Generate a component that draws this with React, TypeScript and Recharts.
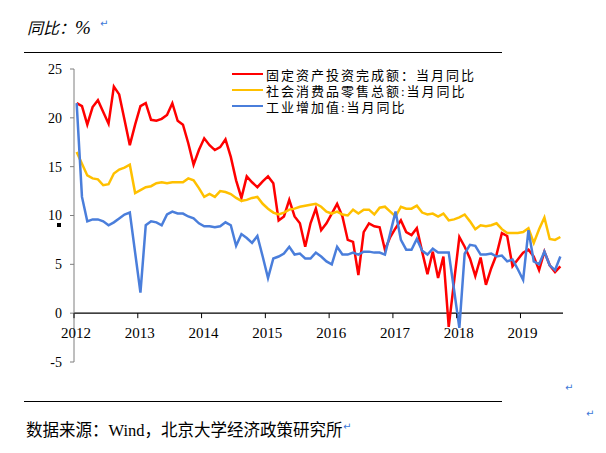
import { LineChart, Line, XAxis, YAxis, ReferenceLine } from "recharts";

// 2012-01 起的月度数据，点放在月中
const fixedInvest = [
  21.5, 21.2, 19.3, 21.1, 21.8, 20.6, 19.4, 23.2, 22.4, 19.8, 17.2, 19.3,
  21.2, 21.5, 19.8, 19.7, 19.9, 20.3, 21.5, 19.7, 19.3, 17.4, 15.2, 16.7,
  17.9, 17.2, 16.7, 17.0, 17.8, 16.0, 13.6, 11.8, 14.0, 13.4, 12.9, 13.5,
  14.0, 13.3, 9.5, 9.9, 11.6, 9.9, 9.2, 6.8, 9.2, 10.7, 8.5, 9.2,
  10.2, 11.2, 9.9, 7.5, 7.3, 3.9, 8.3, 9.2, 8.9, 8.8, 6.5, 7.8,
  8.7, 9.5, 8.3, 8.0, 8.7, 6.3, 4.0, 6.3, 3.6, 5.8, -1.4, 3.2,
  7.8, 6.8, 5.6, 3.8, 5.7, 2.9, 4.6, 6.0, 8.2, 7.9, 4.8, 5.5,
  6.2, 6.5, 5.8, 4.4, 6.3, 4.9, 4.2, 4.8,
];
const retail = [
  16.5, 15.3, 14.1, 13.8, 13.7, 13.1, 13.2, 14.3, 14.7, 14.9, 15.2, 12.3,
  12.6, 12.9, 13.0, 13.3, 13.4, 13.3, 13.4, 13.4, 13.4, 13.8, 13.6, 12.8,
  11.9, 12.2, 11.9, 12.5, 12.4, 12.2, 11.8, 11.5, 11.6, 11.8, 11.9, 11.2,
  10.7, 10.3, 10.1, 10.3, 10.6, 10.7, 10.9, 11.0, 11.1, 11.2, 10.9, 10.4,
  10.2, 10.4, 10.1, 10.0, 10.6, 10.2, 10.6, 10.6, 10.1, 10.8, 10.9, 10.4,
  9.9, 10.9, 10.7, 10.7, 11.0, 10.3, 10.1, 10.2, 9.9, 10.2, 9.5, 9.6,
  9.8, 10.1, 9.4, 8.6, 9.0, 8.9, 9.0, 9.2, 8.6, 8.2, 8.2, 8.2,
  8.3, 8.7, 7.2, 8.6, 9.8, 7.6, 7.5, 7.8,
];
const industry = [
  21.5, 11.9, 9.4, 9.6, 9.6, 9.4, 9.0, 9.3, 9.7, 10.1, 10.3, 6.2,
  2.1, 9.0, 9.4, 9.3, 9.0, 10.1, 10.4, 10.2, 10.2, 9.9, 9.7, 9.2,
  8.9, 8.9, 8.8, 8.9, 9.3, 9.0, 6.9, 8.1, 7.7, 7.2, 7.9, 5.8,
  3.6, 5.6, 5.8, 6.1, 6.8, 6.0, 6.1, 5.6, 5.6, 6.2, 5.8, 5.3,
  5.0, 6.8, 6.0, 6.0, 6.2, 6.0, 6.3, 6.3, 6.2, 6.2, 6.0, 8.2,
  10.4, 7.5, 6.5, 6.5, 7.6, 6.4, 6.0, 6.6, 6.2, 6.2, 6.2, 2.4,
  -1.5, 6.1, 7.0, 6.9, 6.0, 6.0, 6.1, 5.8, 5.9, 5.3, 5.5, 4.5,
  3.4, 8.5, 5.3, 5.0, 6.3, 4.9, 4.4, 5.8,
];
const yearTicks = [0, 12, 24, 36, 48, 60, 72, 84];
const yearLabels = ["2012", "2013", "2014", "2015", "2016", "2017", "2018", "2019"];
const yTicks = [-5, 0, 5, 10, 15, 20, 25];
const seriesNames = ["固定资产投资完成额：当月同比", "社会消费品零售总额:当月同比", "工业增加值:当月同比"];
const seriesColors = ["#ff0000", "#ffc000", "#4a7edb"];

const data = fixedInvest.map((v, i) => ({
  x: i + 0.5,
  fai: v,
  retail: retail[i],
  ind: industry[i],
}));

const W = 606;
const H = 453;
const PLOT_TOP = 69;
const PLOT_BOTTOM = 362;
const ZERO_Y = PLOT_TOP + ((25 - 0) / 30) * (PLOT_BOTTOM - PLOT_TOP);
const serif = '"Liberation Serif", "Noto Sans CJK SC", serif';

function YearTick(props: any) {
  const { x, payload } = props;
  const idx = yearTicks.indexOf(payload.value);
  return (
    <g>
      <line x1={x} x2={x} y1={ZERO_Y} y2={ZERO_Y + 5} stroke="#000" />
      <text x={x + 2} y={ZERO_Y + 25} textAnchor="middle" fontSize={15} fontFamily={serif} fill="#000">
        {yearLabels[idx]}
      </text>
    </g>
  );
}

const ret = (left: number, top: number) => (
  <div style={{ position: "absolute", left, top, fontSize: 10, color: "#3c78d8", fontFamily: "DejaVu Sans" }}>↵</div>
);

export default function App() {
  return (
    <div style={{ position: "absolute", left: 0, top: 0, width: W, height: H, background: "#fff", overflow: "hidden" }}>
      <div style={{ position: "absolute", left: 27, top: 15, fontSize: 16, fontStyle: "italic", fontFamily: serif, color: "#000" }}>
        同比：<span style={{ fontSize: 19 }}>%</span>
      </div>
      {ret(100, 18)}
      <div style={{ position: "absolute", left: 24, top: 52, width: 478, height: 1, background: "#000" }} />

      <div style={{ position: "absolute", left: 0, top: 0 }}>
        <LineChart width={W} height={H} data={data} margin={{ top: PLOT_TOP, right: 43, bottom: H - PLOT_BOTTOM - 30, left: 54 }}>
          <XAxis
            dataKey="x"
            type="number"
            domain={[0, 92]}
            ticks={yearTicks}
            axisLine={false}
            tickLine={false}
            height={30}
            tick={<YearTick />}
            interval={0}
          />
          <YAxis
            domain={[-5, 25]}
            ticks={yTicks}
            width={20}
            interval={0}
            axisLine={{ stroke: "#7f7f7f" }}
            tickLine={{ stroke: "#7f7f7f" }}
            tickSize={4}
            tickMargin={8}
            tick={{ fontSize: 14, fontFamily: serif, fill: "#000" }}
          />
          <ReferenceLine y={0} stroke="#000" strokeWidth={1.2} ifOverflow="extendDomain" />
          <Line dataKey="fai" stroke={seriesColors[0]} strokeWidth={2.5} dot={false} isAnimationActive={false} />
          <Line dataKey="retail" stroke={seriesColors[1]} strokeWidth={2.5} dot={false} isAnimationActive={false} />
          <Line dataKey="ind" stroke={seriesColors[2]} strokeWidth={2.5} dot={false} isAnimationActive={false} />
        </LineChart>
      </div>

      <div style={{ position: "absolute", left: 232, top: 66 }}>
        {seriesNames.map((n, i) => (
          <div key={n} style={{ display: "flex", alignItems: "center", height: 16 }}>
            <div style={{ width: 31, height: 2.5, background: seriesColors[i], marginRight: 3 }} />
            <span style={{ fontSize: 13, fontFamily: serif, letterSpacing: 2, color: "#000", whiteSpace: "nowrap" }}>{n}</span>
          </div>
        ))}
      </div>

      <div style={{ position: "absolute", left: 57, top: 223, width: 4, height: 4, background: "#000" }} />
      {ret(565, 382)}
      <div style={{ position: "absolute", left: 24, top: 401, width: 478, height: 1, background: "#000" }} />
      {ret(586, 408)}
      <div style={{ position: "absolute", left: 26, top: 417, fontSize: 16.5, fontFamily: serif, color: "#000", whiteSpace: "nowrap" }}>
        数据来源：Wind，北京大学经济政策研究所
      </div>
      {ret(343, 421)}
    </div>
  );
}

◆ ◆ ◆

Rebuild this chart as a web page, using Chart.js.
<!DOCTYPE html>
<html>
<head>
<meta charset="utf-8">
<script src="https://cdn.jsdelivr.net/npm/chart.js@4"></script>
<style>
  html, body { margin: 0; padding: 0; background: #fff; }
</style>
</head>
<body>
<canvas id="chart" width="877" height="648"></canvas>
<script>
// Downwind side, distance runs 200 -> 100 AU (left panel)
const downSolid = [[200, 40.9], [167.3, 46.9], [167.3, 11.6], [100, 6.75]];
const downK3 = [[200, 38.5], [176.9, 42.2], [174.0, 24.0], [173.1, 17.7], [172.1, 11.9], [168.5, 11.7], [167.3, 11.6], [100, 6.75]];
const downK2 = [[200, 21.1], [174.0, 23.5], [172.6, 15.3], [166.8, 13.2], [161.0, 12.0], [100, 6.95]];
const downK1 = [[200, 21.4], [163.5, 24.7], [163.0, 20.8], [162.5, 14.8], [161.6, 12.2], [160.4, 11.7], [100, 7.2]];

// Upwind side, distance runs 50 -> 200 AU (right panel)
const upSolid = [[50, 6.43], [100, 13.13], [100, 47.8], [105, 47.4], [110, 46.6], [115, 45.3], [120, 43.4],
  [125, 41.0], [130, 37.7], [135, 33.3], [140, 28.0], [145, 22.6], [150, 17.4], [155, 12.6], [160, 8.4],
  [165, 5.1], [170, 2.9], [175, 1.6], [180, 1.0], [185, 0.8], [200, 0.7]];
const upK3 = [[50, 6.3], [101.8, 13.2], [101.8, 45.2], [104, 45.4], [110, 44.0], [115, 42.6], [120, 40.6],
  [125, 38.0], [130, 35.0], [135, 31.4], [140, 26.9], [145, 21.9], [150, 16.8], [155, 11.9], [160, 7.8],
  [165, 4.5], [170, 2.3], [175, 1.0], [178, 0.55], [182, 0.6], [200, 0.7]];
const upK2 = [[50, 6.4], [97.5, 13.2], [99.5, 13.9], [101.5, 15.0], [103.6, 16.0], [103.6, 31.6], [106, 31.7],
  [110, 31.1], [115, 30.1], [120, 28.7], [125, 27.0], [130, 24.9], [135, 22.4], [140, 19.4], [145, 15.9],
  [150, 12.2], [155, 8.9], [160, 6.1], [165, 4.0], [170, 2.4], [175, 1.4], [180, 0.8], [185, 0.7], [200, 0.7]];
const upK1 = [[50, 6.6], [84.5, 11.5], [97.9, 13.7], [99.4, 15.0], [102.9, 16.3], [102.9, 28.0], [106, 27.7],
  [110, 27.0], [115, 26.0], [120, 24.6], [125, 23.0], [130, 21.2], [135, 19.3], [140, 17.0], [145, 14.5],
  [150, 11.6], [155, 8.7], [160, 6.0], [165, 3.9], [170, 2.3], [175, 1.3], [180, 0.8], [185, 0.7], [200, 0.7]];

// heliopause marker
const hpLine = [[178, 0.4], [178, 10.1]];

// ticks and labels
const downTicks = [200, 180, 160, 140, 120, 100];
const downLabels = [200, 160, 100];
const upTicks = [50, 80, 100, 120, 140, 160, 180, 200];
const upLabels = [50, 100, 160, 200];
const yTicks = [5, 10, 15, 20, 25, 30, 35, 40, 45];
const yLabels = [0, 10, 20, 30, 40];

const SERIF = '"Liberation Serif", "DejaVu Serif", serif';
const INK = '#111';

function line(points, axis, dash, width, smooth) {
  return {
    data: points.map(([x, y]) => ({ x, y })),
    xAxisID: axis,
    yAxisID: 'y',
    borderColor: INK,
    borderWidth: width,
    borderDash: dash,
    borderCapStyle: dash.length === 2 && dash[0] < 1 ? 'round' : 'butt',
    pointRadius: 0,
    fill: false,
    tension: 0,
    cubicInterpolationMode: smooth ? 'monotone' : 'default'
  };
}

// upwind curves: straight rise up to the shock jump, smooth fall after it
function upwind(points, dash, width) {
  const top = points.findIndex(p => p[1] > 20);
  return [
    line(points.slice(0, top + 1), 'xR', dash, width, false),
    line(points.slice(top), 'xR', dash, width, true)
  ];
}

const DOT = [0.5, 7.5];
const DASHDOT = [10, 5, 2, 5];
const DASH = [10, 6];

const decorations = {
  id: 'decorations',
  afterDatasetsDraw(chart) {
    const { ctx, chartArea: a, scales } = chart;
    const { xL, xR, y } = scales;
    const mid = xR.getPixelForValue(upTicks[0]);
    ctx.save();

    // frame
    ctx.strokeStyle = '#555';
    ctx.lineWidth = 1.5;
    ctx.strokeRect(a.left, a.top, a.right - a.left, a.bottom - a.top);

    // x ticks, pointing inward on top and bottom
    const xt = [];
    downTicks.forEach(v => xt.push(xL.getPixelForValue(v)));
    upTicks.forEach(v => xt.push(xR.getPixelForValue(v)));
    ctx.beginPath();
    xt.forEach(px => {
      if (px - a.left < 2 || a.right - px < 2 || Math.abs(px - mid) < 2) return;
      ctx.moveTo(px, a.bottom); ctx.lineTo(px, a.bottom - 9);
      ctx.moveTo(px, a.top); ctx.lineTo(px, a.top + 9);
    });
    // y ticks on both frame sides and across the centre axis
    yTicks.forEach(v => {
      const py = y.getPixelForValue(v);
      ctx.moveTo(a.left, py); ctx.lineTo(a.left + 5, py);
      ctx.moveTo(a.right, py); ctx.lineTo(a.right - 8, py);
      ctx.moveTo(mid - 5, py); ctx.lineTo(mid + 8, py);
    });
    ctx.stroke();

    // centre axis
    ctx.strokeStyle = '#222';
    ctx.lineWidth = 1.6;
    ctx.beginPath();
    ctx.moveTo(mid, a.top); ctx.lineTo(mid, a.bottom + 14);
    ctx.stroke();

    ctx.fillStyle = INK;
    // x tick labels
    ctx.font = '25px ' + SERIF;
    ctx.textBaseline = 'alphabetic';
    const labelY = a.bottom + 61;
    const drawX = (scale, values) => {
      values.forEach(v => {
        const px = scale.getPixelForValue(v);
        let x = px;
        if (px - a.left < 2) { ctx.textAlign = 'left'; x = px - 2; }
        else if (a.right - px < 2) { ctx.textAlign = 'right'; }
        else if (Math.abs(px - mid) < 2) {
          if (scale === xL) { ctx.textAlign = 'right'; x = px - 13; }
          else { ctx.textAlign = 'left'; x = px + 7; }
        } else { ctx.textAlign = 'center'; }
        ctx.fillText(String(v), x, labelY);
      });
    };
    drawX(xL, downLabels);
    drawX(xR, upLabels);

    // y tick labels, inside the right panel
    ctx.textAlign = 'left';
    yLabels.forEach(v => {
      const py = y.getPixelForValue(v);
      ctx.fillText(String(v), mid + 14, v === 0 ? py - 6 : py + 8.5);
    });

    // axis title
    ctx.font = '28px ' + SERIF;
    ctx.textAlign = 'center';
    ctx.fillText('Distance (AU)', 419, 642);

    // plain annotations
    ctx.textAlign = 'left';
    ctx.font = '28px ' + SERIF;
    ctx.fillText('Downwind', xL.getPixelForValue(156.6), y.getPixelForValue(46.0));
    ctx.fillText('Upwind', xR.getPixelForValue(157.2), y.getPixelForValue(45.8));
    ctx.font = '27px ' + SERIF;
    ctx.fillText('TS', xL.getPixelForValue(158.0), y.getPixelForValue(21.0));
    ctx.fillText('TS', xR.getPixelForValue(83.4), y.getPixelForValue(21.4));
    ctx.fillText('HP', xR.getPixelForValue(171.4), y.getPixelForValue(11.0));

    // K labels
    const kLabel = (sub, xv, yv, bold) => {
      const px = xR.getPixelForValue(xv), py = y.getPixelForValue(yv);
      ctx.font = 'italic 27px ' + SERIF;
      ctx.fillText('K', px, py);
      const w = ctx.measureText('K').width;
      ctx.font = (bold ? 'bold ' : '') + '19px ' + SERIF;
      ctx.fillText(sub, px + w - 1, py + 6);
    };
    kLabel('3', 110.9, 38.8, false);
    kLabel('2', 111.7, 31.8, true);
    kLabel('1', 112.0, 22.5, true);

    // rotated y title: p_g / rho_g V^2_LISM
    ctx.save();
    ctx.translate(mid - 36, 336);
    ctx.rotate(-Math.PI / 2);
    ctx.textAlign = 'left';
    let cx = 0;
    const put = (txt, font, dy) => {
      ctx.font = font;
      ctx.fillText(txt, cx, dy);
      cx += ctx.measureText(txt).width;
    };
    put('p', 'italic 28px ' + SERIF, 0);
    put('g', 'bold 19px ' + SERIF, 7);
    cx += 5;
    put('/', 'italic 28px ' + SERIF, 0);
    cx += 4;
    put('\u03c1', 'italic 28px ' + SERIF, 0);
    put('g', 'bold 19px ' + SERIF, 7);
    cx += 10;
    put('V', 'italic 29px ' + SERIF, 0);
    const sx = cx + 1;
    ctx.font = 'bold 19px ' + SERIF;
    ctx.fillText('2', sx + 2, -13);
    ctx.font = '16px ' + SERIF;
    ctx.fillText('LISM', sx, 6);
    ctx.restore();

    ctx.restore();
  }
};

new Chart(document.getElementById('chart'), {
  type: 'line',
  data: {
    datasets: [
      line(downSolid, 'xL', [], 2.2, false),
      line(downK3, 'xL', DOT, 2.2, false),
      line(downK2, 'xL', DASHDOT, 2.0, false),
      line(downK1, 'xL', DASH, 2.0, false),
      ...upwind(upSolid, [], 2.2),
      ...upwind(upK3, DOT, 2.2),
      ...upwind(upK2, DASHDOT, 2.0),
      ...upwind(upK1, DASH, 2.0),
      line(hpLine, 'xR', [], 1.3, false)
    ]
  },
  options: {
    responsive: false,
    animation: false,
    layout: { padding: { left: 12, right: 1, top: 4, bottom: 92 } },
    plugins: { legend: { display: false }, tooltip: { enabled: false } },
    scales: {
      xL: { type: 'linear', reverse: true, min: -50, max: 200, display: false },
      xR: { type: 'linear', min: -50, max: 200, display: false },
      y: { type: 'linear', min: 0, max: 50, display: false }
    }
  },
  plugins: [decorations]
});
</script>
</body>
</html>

◆ ◆ ◆

(Directions)
Up in the listing, locate the line with "Generate a component"; print it and every line after it down to the line with "XAxis, YAxis, ReferenceLine", which is included too. Skip the pictures.

(Problem solution)
Generate a component that draws this with React, TypeScript and Recharts.
import { LineChart, Line, XAxis, YAxis, ReferenceLine } from "recharts";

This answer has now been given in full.